Dataset content -
■ ■ ■ ■ ■

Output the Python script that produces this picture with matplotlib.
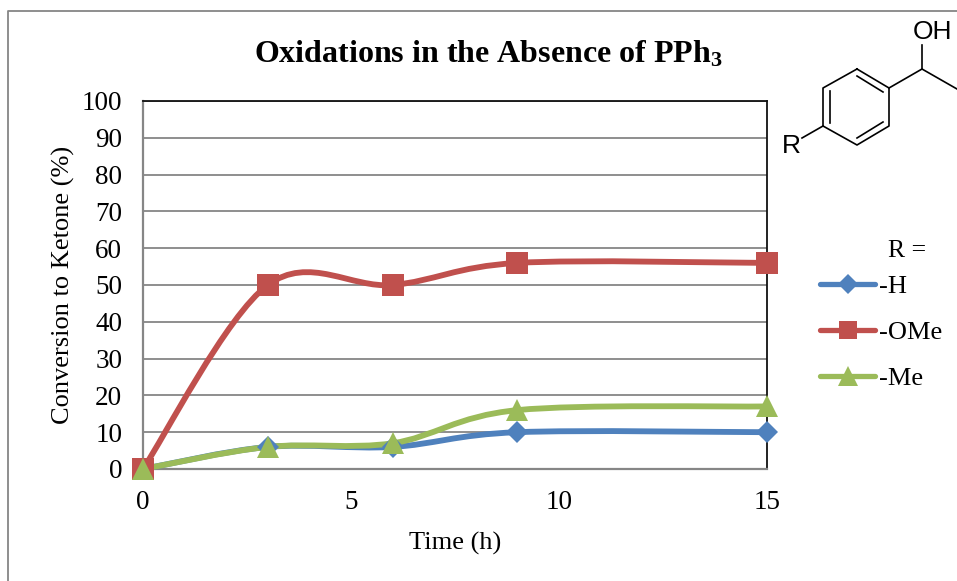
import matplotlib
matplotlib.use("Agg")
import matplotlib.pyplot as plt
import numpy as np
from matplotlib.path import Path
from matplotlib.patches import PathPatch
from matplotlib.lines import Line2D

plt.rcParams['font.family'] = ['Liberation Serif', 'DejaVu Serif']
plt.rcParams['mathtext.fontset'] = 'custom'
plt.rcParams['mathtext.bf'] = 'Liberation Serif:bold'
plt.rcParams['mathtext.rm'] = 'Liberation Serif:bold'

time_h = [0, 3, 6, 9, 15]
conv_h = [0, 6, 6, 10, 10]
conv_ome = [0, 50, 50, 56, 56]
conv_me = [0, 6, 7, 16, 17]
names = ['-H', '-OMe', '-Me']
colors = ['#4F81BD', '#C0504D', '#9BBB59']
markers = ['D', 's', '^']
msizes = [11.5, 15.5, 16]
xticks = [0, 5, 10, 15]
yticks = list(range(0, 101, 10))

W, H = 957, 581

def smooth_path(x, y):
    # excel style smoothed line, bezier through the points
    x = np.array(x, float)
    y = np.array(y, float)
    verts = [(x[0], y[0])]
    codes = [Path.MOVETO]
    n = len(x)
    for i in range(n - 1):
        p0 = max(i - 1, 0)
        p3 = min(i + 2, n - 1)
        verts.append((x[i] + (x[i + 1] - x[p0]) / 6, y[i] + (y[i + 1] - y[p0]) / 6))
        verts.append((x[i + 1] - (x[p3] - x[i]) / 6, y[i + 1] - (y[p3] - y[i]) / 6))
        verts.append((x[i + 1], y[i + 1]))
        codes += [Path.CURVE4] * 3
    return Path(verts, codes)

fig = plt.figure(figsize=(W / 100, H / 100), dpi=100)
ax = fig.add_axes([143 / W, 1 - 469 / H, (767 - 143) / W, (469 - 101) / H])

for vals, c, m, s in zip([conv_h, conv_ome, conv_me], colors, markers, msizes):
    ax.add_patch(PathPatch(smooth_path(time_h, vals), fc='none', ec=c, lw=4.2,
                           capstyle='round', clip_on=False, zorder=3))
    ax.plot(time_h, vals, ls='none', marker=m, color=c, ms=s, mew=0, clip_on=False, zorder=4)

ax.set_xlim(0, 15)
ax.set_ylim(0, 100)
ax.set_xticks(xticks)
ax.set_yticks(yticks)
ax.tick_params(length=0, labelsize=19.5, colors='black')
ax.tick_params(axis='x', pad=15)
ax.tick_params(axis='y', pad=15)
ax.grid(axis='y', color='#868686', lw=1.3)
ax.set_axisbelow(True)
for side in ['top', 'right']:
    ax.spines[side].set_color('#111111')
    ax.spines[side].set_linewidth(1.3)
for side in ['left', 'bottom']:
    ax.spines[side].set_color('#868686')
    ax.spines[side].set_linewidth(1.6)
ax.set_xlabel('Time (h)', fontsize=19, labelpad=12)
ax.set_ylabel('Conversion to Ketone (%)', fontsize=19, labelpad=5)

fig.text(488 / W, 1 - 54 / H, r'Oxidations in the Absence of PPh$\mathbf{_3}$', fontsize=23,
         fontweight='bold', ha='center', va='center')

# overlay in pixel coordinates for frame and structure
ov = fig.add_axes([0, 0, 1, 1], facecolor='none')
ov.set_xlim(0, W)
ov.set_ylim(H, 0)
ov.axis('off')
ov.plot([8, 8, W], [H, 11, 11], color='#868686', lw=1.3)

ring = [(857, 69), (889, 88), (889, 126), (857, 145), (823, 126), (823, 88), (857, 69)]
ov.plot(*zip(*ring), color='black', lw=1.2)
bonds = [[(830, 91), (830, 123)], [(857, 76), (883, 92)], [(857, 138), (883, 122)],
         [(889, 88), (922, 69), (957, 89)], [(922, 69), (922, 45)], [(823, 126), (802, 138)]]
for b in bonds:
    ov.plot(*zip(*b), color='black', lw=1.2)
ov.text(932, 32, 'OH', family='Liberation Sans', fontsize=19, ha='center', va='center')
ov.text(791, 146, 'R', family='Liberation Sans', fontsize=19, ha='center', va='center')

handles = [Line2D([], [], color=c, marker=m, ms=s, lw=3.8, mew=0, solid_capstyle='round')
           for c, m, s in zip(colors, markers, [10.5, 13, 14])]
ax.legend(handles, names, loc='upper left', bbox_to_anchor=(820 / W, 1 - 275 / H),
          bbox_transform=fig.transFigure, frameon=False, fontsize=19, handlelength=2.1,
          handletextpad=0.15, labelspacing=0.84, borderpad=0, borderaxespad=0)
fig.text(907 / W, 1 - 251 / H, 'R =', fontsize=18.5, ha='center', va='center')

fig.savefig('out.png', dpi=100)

■ ■ ■ ■ ■

What is being asked - Copy every line above word for word and exclude the pictures.

Complete output -
Output the Python script that produces this picture with matplotlib.
import matplotlib
matplotlib.use("Agg")
import matplotlib.pyplot as plt
import numpy as np
from matplotlib.path import Path
from matplotlib.patches import PathPatch
from matplotlib.lines import Line2D

plt.rcParams['font.family'] = ['Liberation Serif', 'DejaVu Serif']
plt.rcParams['mathtext.fontset'] = 'custom'
plt.rcParams['mathtext.bf'] = 'Liberation Serif:bold'
plt.rcParams['mathtext.rm'] = 'Liberation Serif:bold'

time_h = [0, 3, 6, 9, 15]
conv_h = [0, 6, 6, 10, 10]
conv_ome = [0, 50, 50, 56, 56]
conv_me = [0, 6, 7, 16, 17]
names = ['-H', '-OMe', '-Me']
colors = ['#4F81BD', '#C0504D', '#9BBB59']
markers = ['D', 's', '^']
msizes = [11.5, 15.5, 16]
xticks = [0, 5, 10, 15]
yticks = list(range(0, 101, 10))

W, H = 957, 581

def smooth_path(x, y):
    # excel style smoothed line, bezier through the points
    x = np.array(x, float)
    y = np.array(y, float)
    verts = [(x[0], y[0])]
    codes = [Path.MOVETO]
    n = len(x)
    for i in range(n - 1):
        p0 = max(i - 1, 0)
        p3 = min(i + 2, n - 1)
        verts.append((x[i] + (x[i + 1] - x[p0]) / 6, y[i] + (y[i + 1] - y[p0]) / 6))
        verts.append((x[i + 1] - (x[p3] - x[i]) / 6, y[i + 1] - (y[p3] - y[i]) / 6))
        verts.append((x[i + 1], y[i + 1]))
        codes += [Path.CURVE4] * 3
    return Path(verts, codes)

fig = plt.figure(figsize=(W / 100, H / 100), dpi=100)
ax = fig.add_axes([143 / W, 1 - 469 / H, (767 - 143) / W, (469 - 101) / H])

for vals, c, m, s in zip([conv_h, conv_ome, conv_me], colors, markers, msizes):
    ax.add_patch(PathPatch(smooth_path(time_h, vals), fc='none', ec=c, lw=4.2,
                           capstyle='round', clip_on=False, zorder=3))
    ax.plot(time_h, vals, ls='none', marker=m, color=c, ms=s, mew=0, clip_on=False, zorder=4)

ax.set_xlim(0, 15)
ax.set_ylim(0, 100)
ax.set_xticks(xticks)
ax.set_yticks(yticks)
ax.tick_params(length=0, labelsize=19.5, colors='black')
ax.tick_params(axis='x', pad=15)
ax.tick_params(axis='y', pad=15)
ax.grid(axis='y', color='#868686', lw=1.3)
ax.set_axisbelow(True)
for side in ['top', 'right']:
    ax.spines[side].set_color('#111111')
    ax.spines[side].set_linewidth(1.3)
for side in ['left', 'bottom']:
    ax.spines[side].set_color('#868686')
    ax.spines[side].set_linewidth(1.6)
ax.set_xlabel('Time (h)', fontsize=19, labelpad=12)
ax.set_ylabel('Conversion to Ketone (%)', fontsize=19, labelpad=5)

fig.text(488 / W, 1 - 54 / H, r'Oxidations in the Absence of PPh$\mathbf{_3}$', fontsize=23,
         fontweight='bold', ha='center', va='center')

# overlay in pixel coordinates for frame and structure
ov = fig.add_axes([0, 0, 1, 1], facecolor='none')
ov.set_xlim(0, W)
ov.set_ylim(H, 0)
ov.axis('off')
ov.plot([8, 8, W], [H, 11, 11], color='#868686', lw=1.3)

ring = [(857, 69), (889, 88), (889, 126), (857, 145), (823, 126), (823, 88), (857, 69)]
ov.plot(*zip(*ring), color='black', lw=1.2)
bonds = [[(830, 91), (830, 123)], [(857, 76), (883, 92)], [(857, 138), (883, 122)],
         [(889, 88), (922, 69), (957, 89)], [(922, 69), (922, 45)], [(823, 126), (802, 138)]]
for b in bonds:
    ov.plot(*zip(*b), color='black', lw=1.2)
ov.text(932, 32, 'OH', family='Liberation Sans', fontsize=19, ha='center', va='center')
ov.text(791, 146, 'R', family='Liberation Sans', fontsize=19, ha='center', va='center')

handles = [Line2D([], [], color=c, marker=m, ms=s, lw=3.8, mew=0, solid_capstyle='round')
           for c, m, s in zip(colors, markers, [10.5, 13, 14])]
ax.legend(handles, names, loc='upper left', bbox_to_anchor=(820 / W, 1 - 275 / H),
          bbox_transform=fig.transFigure, frameon=False, fontsize=19, handlelength=2.1,
          handletextpad=0.15, labelspacing=0.84, borderpad=0, borderaxespad=0)
fig.text(907 / W, 1 - 251 / H, 'R =', fontsize=18.5, ha='center', va='center')

fig.savefig('out.png', dpi=100)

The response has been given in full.